Most Democratic and Independent campaign literature highlights party affiliation. Some Republicans don’t mention it at all.
It would be easy for some to think the omission is due to Donald Trump’s unpopularity in Connecticut but Mayoral candidate Vinny Scicchitano and Council at-Large candidate Richard Bonenfant say otherwise.
“We didn’t really think about it. I don’t think we intentionally omitted it,” Scicchitano said. “We wanted to get our information out there, but you know, void of politics.”
Scicchitano, a Republican looking to unseat Democratic Mayor Harry Rilling, said he’s run a campaign based on issues and “I’ve said right from right from the beginning, that we’re all Norwalkers first and we have political affiliation second.”
Bonenfant is a long-time Republican Town Committee member who has served as a Council member seven times, under three different Mayors. His “palm card,” the card candidates leave on doorknobs or handout to voters, doesn’t mention the word Republican.

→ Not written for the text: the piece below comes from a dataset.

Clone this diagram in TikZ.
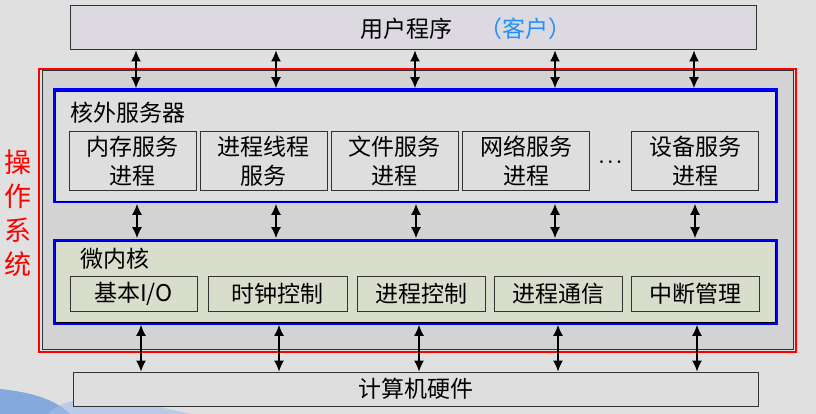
\documentclass[tikz,border=0pt]{standalone}
\usepackage{amsmath}
\usepackage{fontspec}
\setmainfont{Noto Sans CJK SC}
\usetikzlibrary{arrows.meta}
\definecolor{bggray}{RGB}{224,224,224}
\definecolor{osgray}{RGB}{211,211,211}
\definecolor{usergray}{RGB}{220,218,224}
\definecolor{panelgray}{RGB}{222,222,222}
\definecolor{kernelgreen}{RGB}{216,221,204}
\definecolor{clientblue}{RGB}{30,144,255}
\definecolor{swooshblue}{RGB}{95,145,220}
\definecolor{swooshlight}{RGB}{160,190,235}
\definecolor{boxline}{RGB}{50,50,50}

\tikzset{
  box/.style={draw=boxline, line width=1pt, inner sep=0pt},
  layer/.style={draw=black, line width=.8pt, inner sep=0pt,
    preaction={draw=blue, line width=5pt}},
  svcbox/.style={box, fill=panelgray, minimum width=127pt, minimum height=59pt,
    align=center, font=\fontsize{23}{29}\selectfont},
  krnbox/.style={box, fill=kernelgreen, minimum height=35pt,
    font=\fontsize{23}{27}\selectfont},
  biarrow/.style={{Latex[length=11pt,width=10pt]}-{Latex[length=11pt,width=10pt]},
    line width=1.2pt, black}
}

\begin{document}
\begin{tikzpicture}[x=1pt, y=-1pt, font=\fontsize{23}{27}\selectfont]

\fill[bggray] (0,0) rectangle (816,414);
\useasboundingbox (0,0) rectangle (816,414);

\fill[swooshblue, opacity=.7] (0,389) .. controls (30,392) and (55,399) .. (70,414) -- (0,414) -- cycle;
\fill[swooshlight, opacity=.6] (48,414) .. controls (62,398) and (100,394) .. (135,402)
  .. controls (160,407) and (178,411) .. (190,414) -- cycle;

% user programs
\node[box, fill=usergray, minimum width=686pt, minimum height=44pt] (user) at (413,28) {};
\node (usertxt) at (466,29) {用户程序\hspace{1.2em}{\color{clientblue}（客户）}};

% operating system frame
\node[draw=red, line width=2pt, minimum width=757pt, minimum height=283pt, inner sep=0pt] (os) at (417.5,210.5) {};
\node[box, fill=osgray, minimum width=751pt, minimum height=278pt] (osin) at (417.5,210) {};
\node[red, align=center, font=\fontsize{27}{34}\selectfont] (oslabel) at (18,213) {操\\作\\系\\统};

% services outside the kernel
\node[layer, fill=panelgray, minimum width=720pt, minimum height=110pt] (svcpanel) at (415,146) {};
\node[anchor=west] (svctitle) at (67,113) {核外服务器};
\node[svcbox] (mem) at (132.5,161.5) {内存服务\\进程};
\node[svcbox] (thr) at (263.5,161.5) {进程线程\\服务};
\node[svcbox] (file) at (394.5,161.5) {文件服务\\进程};
\node[svcbox] (net) at (526,161.5) {网络服务\\进程};
\node[font=\fontsize{17}{17}\selectfont] (dots) at (612,162) {$\boldsymbol{\cdots}$};
\node[svcbox] (dev) at (695,161.5) {设备服务\\进程};

% microkernel
\node[layer, fill=kernelgreen, minimum width=720pt, minimum height=81pt] (krnpanel) at (415,281.5) {};
\node[anchor=west] (krntitle) at (77,259) {微内核};
\node[krnbox, minimum width=127pt] (io) at (133.5,293.5) {基本I/O};
\node[krnbox, minimum width=139pt] (clock) at (277.5,293.5) {时钟控制};
\node[krnbox, minimum width=128pt] (proc) at (421,293.5) {进程控制};
\node[krnbox, minimum width=128pt] (ipc) at (558,293.5) {进程通信};
\node[krnbox, minimum width=128pt] (irq) at (695,293.5) {中断管理};

% hardware
\node[box, fill=panelgray, minimum width=685pt, minimum height=34pt] (hw) at (415.5,389) {计算机硬件};

\foreach \x in {136,276,415,555,694}
  \draw[biarrow, shorten >=2.5pt] (user.south -| \x,0) -- (svcpanel.north -| \x,0);
\foreach \x in {137,276,416,555,695}
  \draw[biarrow, shorten <=2.5pt, shorten >=2.5pt] (svcpanel.south -| \x,0) -- (krnpanel.north -| \x,0);
\foreach \x in {141,279,419,558,697}
  \draw[biarrow, shorten <=2.5pt] (krnpanel.south -| \x,0) -- (hw.north -| \x,0);

\end{tikzpicture}
\end{document}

“I wouldn’t look too deep into the party omissions on my palm card. It’s the same card I used four years ago with the photos and dates being the only changes. Well on front I changed my phone from the family landline to my cell phone and on the back I mentioned that we have three grandchildren. Otherwise it’s the same card I used in 2019, mostly because the card is good enough and I didn’t feel like spending too much time on it. Even the graphic artist gave me a discounted price because it was basically the same card as she once made.
“Your question is legitimate however, and on my lawn sign I removed the elephant logo in an agreement with the Independent party. I think I was the last person to indicate party on their sign so that was no big deal anyway.
“I’m very happy to have been endorsed by the Independent party besides being a Republican nominee for a Council At-Large position. At the very least, I’ll pick up a few hundred votes on the Indy line, which helps me and also helps the Independents gain strength and grow their party. Lisa Brinton and I are friends and we worked together along with her network of active citizens as well as some neighborhood groups to convince the Zoning Commission to back off on their assault of the single-family zone in Norwalk. We don’t have to agree on everything, but our viewpoints are similar on protecting the City’s neighborhoods.”
Many of Rilling’s palm cards don’t mention party, but all say “Vote Row A.” One shows he’s been endorsed by the Working Families Party. Other Rilling campaign literature features the word “Democrat” prominently.
Republican District A Council candidate Tricia Massucco, who is cross endorsed by the Independent Party, doesn’t mention party on her palm card. Republican Council at Large candidate Glenn Iannacone’s card only mentions “Republican Town Committee” in the fine print on the bottom, as funding the card.
John Levin, a newbie to running for office, doesn’t have Republican on his card. Levin said he reviewed other cards before designing his own, and said that Democrat Stephanie Thomas didn’t mention party affiliation when she successfully ran for Secretary of State last year.
“I am certain there are voters who won’t ever vote for a Republican candidate and others who won’t ever vote for a Democratic candidate,” Levin said. “I have met some of both. It makes me sad. That level of tribalism in our politics is not healthy, but I understand it, I think.”
Scicchitano said he’d like to see people vote for the candidate, what the candidate stands for and what he or she wants to do, not just along party lines, because “especially in a local election… should be that you vote for the person that best represents you, or best represents what you’d like to see get done.”